Penland School of Crafts

Written By Jonathan Martin

Lucy Morgan founded The Penland School of Crafts. Morgan’s original plans were to teach others crafts to help them find jobs.  The school grew in popularity after Edward F. Worst wrote about Penland in the craft outlet, Handicrafter, and Morgan started taking applications from students outside Mitchell County. For over thirty years the school thrived and craftsmen from all over the globe traveled to Penland to learn the art of silversmithing, pottery, metalworking, and other crafts.

A new president, Bill Brown, managed the school after Morgan’s retirement in 1962. Brown organized fall and spring craft semesters. In addition, the craft school expanded, and woodworking and glassblowing were added to Penland’s curriculum. One of the most impacting measures made by Brown was the incorporation of craft programs, particularly the core fellowship program and the resident artist program. The core fellowship program allowed more artists to work and study for two-years at Penland whereas the resident artist program provides artists and craftsmen three years of housing and work space at the school.
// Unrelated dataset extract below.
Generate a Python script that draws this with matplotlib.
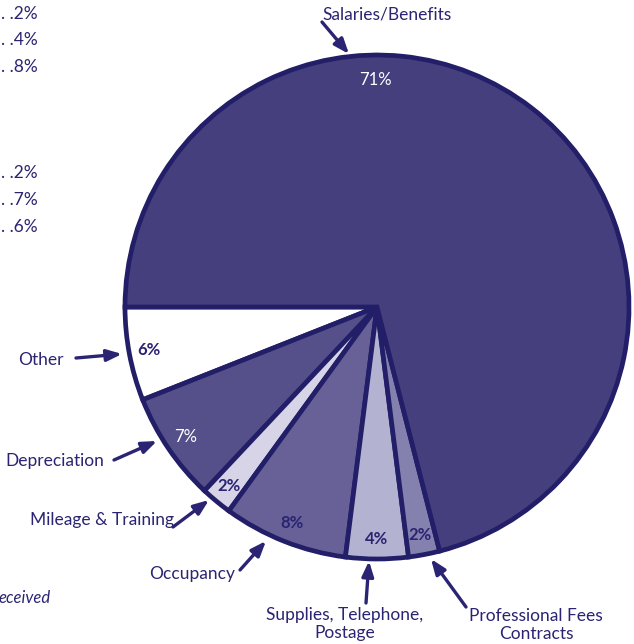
#grafica de gastos (pastel)

import numpy as np
import matplotlib.pyplot as plt

plt.rcParams['font.family'] = ['Lato', 'DejaVu Sans']

# datos
categorias = ['Other', 'Depreciation', 'Mileage & Training', 'Occupancy',
              'Supplies, Telephone,\nPostage', 'Professional Fees\nContracts',
              'Salaries/Benefits']
porcentajes = [6, 7, 2, 8, 4, 2, 71]
colores = ['#FFFFFF', '#554F8A', '#D6D4E6', '#676198', '#B4B2D1', '#8481AF', '#463F7E']
color_pct = ['#2A2472', '#FFFFFF', '#2A2472', '#2A2472', '#2A2472', '#2A2472', '#FFFFFF']
negrita = [True, False, True, True, True, True, False]

# restos de la tabla de la izquierda (cortada)
tabla_izq = ['. .2%', '. .4%', '. .8%', '. .2%', '. .7%', '. .6%']
tabla_y = [14, 40, 67, 173, 200, 227]

# etiquetas: posicion del texto y punta de la flecha (pixeles de la imagen)
texto_xy = [(41, 360), (55, 461), (102, 520), (192, 574), (345, 624), (536, 625), (387, 14)]
flecha_ini = [(76, 358), (114, 460), (173, 527), (240, 570), (366, 603), (466, 607), (322, 22)]
flecha_fin = [(122, 354), (157, 441), (209, 500), (266, 541), (369, 561), (431, 559), (349, 54)]

navy = '#2A2472'
H = 644

def y(v):
    # convertir y de imagen a y de datos
    return H - v

fig = plt.figure(figsize=(6.34, 6.44), dpi=100)
ax = fig.add_axes([0, 0, 1, 1])

wedges, textos, pcts = ax.pie(porcentajes, colors=colores, startangle=180,
                              counterclock=True, center=(377, y(307)), radius=252,
                              autopct='%d%%', pctdistance=0.92,
                              wedgeprops=dict(edgecolor='#231E68', linewidth=3.4),
                              textprops=dict(fontsize=10))

for i, t in enumerate(pcts):
    t.set_color(color_pct[i])
    t.set_fontweight('bold' if negrita[i] else 'normal')
    t.set_fontsize(12)
# el 71% va arriba
pcts[-1].set_position((375, y(80)))

for i, nombre in enumerate(categorias):
    ax.annotate('', xy=(flecha_fin[i][0], y(flecha_fin[i][1])),
                xytext=(flecha_ini[i][0], y(flecha_ini[i][1])),
                arrowprops=dict(arrowstyle='-|>,head_length=0.9,head_width=0.35',
                                color=navy, lw=2.4, shrinkA=0, shrinkB=0))
    ax.text(texto_xy[i][0], y(texto_xy[i][1]), nombre, ha='center', va='center',
            fontsize=12.5, color=navy, linespacing=1.15)

for txt, ty in zip(tabla_izq, tabla_y):
    ax.text(1, y(ty), txt, ha='left', va='center', fontsize=12.5, color=navy)

ax.text(-1, y(598), 'eceived', ha='left', va='center', fontsize=12, color=navy,
        style='italic')

ax.set_xlim(0, 634)
ax.set_ylim(0, H)
ax.set_aspect('equal')
ax.axis('off')

fig.savefig('out.png', dpi=100)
Since the development of the resident artist program, craftsmen and women have been able to jumpstart their careers and a unique craft culture has emerged in Mitchell County.

Presently, 51 buildings are located on the 400-acre Penland campus, and approximately 1,200 people attend the school every year. In addition to its academic importance, tourists flock to Penland to visit the school’s gallery and purchase student art. According to the Penland website, the school still adheres to its traditional mission.  Lucy Morgan believed the Penland School of Crafts existed for “the joy of creative occupation and a certain togetherness-working with one another in creating the good and the beautiful.”